Ticket #6 addresses this too, but something expedient should be done first.

sageserpent-open commented 3 months ago

There is an underlying theme here - when there are ambiguous matches that involve two or more moved sections, how do we know what the move destinations are? We can state that any section that is part of the longest common subsequence is not a source or destination of a move, but multiple moves can cross over.

There is a similar problem when an ambiguous match involves a section that is deleted and another that is moved.
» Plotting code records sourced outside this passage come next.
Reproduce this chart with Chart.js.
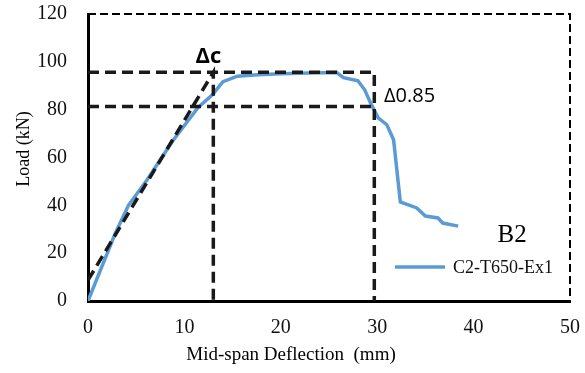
<!DOCTYPE html>
<html>
<head>
<meta charset="utf-8">
<script src="https://cdn.jsdelivr.net/npm/chart.js@4"></script>
<style>
  body { margin: 0; background: #fff; }
  #wrap { width: 585px; height: 373px; position: relative; }
</style>
</head>
<body>
<div id="wrap"><canvas id="loadChart"></canvas></div>
<script>
// measured curve (mid-span deflection in mm, load in kN)
const deflection = [0, 1.5, 2.8, 4.2, 6.1, 8.8, 11.4, 12.9, 14.0, 15.5, 17.6, 20, 23, 25.8, 26.5, 28, 28.7, 29.3, 30.1, 31, 31.7, 32.4, 34.1, 35, 36.3, 36.8, 38.4];
const load = [0, 15, 28, 40, 50.5, 67, 80.8, 86.2, 91.7, 94, 94.6, 95, 95.3, 95.5, 93.4, 92.1, 88.3, 82.9, 76.6, 73.7, 67.4, 41.4, 38.9, 35.5, 34.7, 32.6, 31.3];

// construction lines (null breaks the line)
const refX = [0, 13, 13, 13, 0, 29.7, 29.7, 29.7, 0, 29.7];
const refY = [8.7, 95.6, 0, null, 95.6, 95.6, 0, null, 81.3, 81.3];

const xTicks = [0, 10, 20, 30, 40, 50];
const yTicks = [0, 20, 40, 60, 80, 100, 120];

const seriesLabel = 'C2-T650-Ex1';
const blue = '#5b9bd5';
const serif = '"Liberation Serif", "Times New Roman", serif';
const sans = '"Open Sans", "Liberation Sans", sans-serif';

const extras = {
    id: 'extras',
    beforeDatasetsDraw(chart) {
        const { ctx, chartArea: a } = chart;
        ctx.save();
        ctx.strokeStyle = '#000';
        ctx.lineWidth = 2;
        ctx.setLineDash([8, 4]);
        ctx.beginPath();
        ctx.moveTo(a.left, a.top);
        ctx.lineTo(a.right, a.top);
        ctx.lineTo(a.right, a.bottom);
        ctx.stroke();
        ctx.restore();
    },
    afterDraw(chart) {
        const { ctx, scales: { x, y } } = chart;
        ctx.save();
        ctx.fillStyle = '#000';

        // axis titles
        ctx.font = '19px ' + serif;
        ctx.textAlign = 'center';
        ctx.textBaseline = 'middle';
        ctx.fillText('Mid-span Deflection  (mm)', 291, 355);
        ctx.save();
        ctx.translate(24, 149);
        ctx.rotate(-Math.PI / 2);
        ctx.font = '18px ' + serif;
        ctx.fillText('Load (kN)', 0, 0);
        ctx.restore();

        // annotations
        ctx.font = 'bold 22px ' + sans;
        ctx.fillText('\u0394c', x.getPixelForValue(12.5), y.getPixelForValue(102));
        ctx.font = '20px ' + sans;
        ctx.textAlign = 'left';
        ctx.fillText('\u03940.85', x.getPixelForValue(30.7), y.getPixelForValue(85.6));
        ctx.font = '25px ' + serif;
        ctx.textAlign = 'center';
        ctx.fillText('B2', x.getPixelForValue(44), y.getPixelForValue(27.4));

        // legend
        ctx.strokeStyle = blue;
        ctx.lineWidth = 3.5;
        ctx.beginPath();
        ctx.moveTo(395, 267);
        ctx.lineTo(445, 267);
        ctx.stroke();
        ctx.font = '18px ' + serif;
        ctx.textAlign = 'left';
        ctx.fillStyle = '#111';
        ctx.fillText(seriesLabel, 453, 268);
        ctx.restore();
    }
};

document.addEventListener('DOMContentLoaded', function () {
    const ctx = document.getElementById('loadChart').getContext('2d');
    new Chart(ctx, {
        type: 'line',
        data: {
            datasets: [
                {
                    label: 'construction',
                    data: refX.map((v, i) => ({ x: v, y: refY[i] })),
                    borderColor: '#1a1a1a',
                    borderWidth: 3.5,
                    borderDash: [11, 6],
                    pointRadius: 0,
                    spanGaps: false,
                    order: 0
                },
                {
                    label: seriesLabel,
                    data: deflection.map((v, i) => ({ x: v, y: load[i] })),
                    borderColor: blue,
                    borderWidth: 3.5,
                    pointRadius: 0,
                    tension: 0,
                    order: 1
                }
            ]
        },
        options: {
            responsive: true,
            maintainAspectRatio: false,
            animation: false,
            layout: { padding: { top: 14, right: 15, left: 0, bottom: 0 } },
            plugins: {
                legend: { display: false },
                tooltip: { enabled: false }
            },
            scales: {
                x: {
                    type: 'linear',
                    min: 0,
                    max: 50,
                    afterFit: s => { s.height = 72; s.paddingLeft = 0; s.paddingRight = 0; },
                    afterBuildTicks: s => { s.ticks = xTicks.map(v => ({ value: v })); },
                    grid: { display: false },
                    border: { display: true, color: '#000', width: 3 },
                    ticks: { color: '#111', padding: 7, font: { family: serif, size: 20 } }
                },
                y: {
                    min: 0,
                    max: 120,
                    afterFit: s => { s.width = 88; s.paddingTop = 0; s.paddingBottom = 0; },
                    afterBuildTicks: s => { s.ticks = yTicks.map(v => ({ value: v })); },
                    grid: { display: false },
                    border: { display: true, color: '#000', width: 3 },
                    ticks: { color: '#111', padding: 13, font: { family: serif, size: 20 } }
                }
            }
        },
        plugins: [extras]
    });
});
</script>
</body>
</html>
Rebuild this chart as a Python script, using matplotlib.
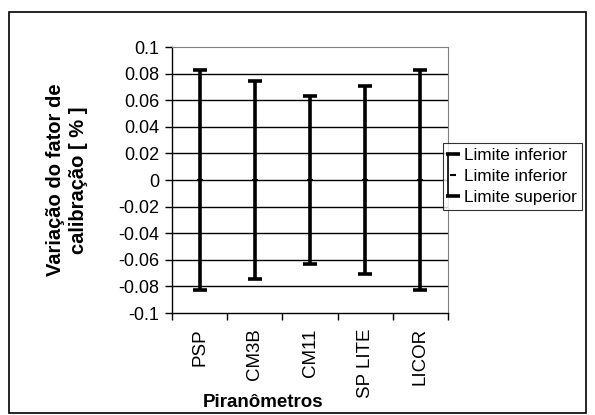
import matplotlib.pyplot as plt
from matplotlib.lines import Line2D
from matplotlib.patches import Rectangle

plt.rcParams['font.family'] = ['Liberation Sans', 'DejaVu Sans']

categorias = ["PSP", "CM3B", "CM11", "SP LITE", "LICOR"]
limite_superior = [0.083, 0.0745, 0.063, 0.0708, 0.0825]
limite_inferior = [-0.083, -0.0745, -0.063, -0.0708, -0.0825]
centro = [0, 0, 0, 0, 0]
yticks = [-0.1, -0.08, -0.06, -0.04, -0.02, 0, 0.02, 0.04, 0.06, 0.08, 0.1]
ytick_labels = ["-0.1", "-0.08", "-0.06", "-0.04", "-0.02", "0", "0.02", "0.04",
                "0.06", "0.08", "0.1"]

W, H = 595, 415
fig = plt.figure(figsize=(W / 100, H / 100), dpi=100)
ax = fig.add_axes([172 / W, 1 - 313 / H, (448 - 172) / W, (313 - 47) / H])

# moldura externa
fig.patches.append(Rectangle((9 / W, 1 - 413 / H), (586 - 9) / W, (413 - 12) / H,
                             transform=fig.transFigure, fill=False, ec='black', lw=1.2))

x = list(range(len(categorias)))
for i in x:
    ax.plot([i, i], [limite_inferior[i], limite_superior[i]], color='black', lw=2.6,
            solid_capstyle='butt', zorder=3)
ax.plot(x, limite_superior, ls='none', marker='_', ms=10, mew=2.6, color='black', zorder=4)
ax.plot(x, limite_inferior, ls='none', marker='_', ms=10, mew=2.6, color='black', zorder=4)
ax.plot(x, centro, ls='none', marker='_', ms=5, mew=1.5, color='black', zorder=4)

ax.set_xlim(-0.5, len(categorias) - 0.5)
ax.set_ylim(-0.1, 0.1)
ax.set_yticks(yticks)
ax.set_yticklabels(ytick_labels, fontsize=13)
for y in yticks[1:-1]:
    ax.axhline(y, color='black', lw=1.0, zorder=1)
ax.set_xticks(x)
ax.set_xticklabels(categorias, rotation=90, fontsize=13.5)
ax.set_xticks([i - 0.5 for i in range(len(categorias) + 1)], minor=True)
ax.tick_params(axis='x', which='major', length=0, pad=11)
ax.tick_params(axis='x', which='minor', length=5, direction='out', width=1)
ax.tick_params(axis='y', length=5, direction='out', width=1, pad=4)
for s in ['top', 'right']:
    ax.spines[s].set_color('#808080')
ax.spines['left'].set_linewidth(1)
ax.spines['bottom'].set_linewidth(1)

fig.text(67 / W, 1 - 180 / H, "Variação do fator de\ncalibração [ % ]", rotation=90,
         ha='center', va='center', fontsize=14.5, fontweight='bold', linespacing=1.25)
fig.text(263 / W, 1 - 402 / H, "Piranômetros", ha='center', va='center',
         fontsize=13.5, fontweight='bold')

handles = [
    Line2D([], [], ls='none', marker='_', ms=10, mew=2.6, color='black'),
    Line2D([], [], ls='none', marker='_', ms=5, mew=1.5, color='black'),
    Line2D([], [], ls='none', marker='_', ms=10, mew=2.6, color='black'),
]
leg = fig.legend(handles, ["Limite inferior", "Limite inferior", "Limite superior"],
                 loc='upper left', bbox_to_anchor=(443 / W, 1 - 143 / H), fontsize=12.3,
                 frameon=True, fancybox=False, handlelength=0.6, handletextpad=0.3,
                 borderpad=0.3, labelspacing=0.35, borderaxespad=0)
leg.get_frame().set_edgecolor('black')
leg.get_frame().set_linewidth(0.8)

# linha vertical ligando os marcadores da legenda
fig.canvas.draw()
lh = leg.legend_handles
inv = fig.transFigure.inverted()
p0 = inv.transform(lh[0].get_transform().transform((lh[0].get_xdata()[0], lh[0].get_ydata()[0])))
p2 = inv.transform(lh[2].get_transform().transform((lh[2].get_xdata()[0], lh[2].get_ydata()[0])))
fig.add_artist(Line2D([p0[0], p2[0]], [p0[1], p2[1]], color='black', lw=1.2,
                      transform=fig.transFigure, zorder=10))

fig.savefig("out.png", dpi=100)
Which one is which?

Common sense helps in that we can try to correlate the sections via their containing file names - this can work for simple cases, at least.

sageserpent-open commented 3 months ago

The existing implementation as of Git commit SHA: 09e28d0263f9c23466461f3689ee9d2ad3661e8f does not exclude matched sections that are part of the longest common subsequence from being considered as move destinations, although it does exclude them from being treated as move sources.

Fixing that might provide a lightweight solution that could cover some of the more common problems, although it won't work with potentially crossed-over moves, or moves versus deletions.

sageserpent-open commented 3 months ago

A cheap and cheerful solution is to propagate all of the conflicting changes (including a deletion) for an ambiguous match to all of the destinations. The user has the context to remove all but the pertinent change at each destination, or even to revert the change altogether.

We don't want to have to do this all the time where moves aren't crossed-over, but once the change in the previous comment is in, this might be a workable solution for the time being.